05 March 2012

Publishers and the DPLA

On Friday I attended the event at Harvard about the Digital Public Library of America. I ended up asking the last question of the session, which was about publisher support—or lack of it—for the venture.

Earlier that week, the news broke that Random House was planning to charge libraries up to three times the consumer price for digital books. As the speakers had pointed out, only one of the six major US commercial publishers was offering libraries terms on ebooks close to what readers can pay. Meanwhile, there’s a whole ’nother set of issues over scientific, medical, and technical publishers and what they charge to research libraries for access to papers.

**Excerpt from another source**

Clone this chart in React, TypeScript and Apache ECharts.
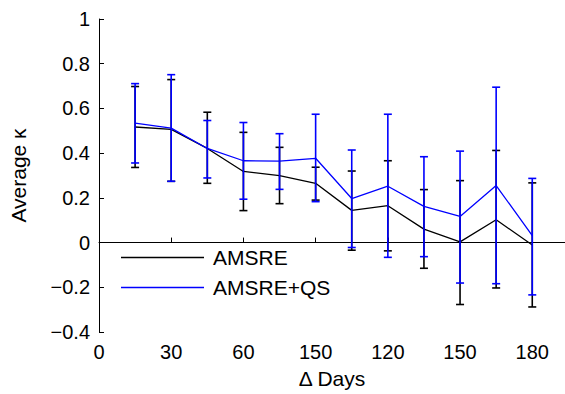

In reply, Prof. Richard Darnton pointed out that publishers have legitimate reasons to be worried about digital public libraries damaging their sales. Prof. John Palfrey said that some publishers were observing the DPLA work with interest. Still, it didn’t sound like such companies were ready to jump in, and that left me wondering how that limited the DPLA’s potential.

Mike Shatzkin discussed just that issue in an essay titled “Libraries and publishers don’t have symmetrical interest in a conversation”:

Because libraries are, at most 5% of a general trade publisher’s business and far less of the ebook business, and because the market is changing so rapidly and because every retailer except Amazon can be said to be struggling to carve out a sustainable position in the global ebook marketplace, there are many legitimate reasons for the biggest publishers to take a wait-and-see attitude about libraries and ebooks. . . .

Of course, libraries view this differently because the big books from the big publishers are a lot more than 5% of their patrons’ interest.
Libraries need the big books more than the big commercial publishers now need libraries. Plus, when government budgets are being slashed and people are questioning the value of public services, libraries don’t have the same economic leverage they’ve had at other times in publishing history.

None of that came as a surprise to me, of course. In fact, I was sitting next to a gentleman who’s made much of his living publishing a local guidebook, and I pointed out that a digital copy of that book available to anyone could conceivably wipe out his business, or at least hurt it badly.

Shatzkin’s essay goes further to suggest that the divergent interests of big publishers and public libraries are further complicated by the industry’s longer game of trying to ensure that there’s enough competition for Amazon not to become a monopoly. Would cooperating with libraries mean hurting Barnes & Noble and other non-Kindle sources of ebooks?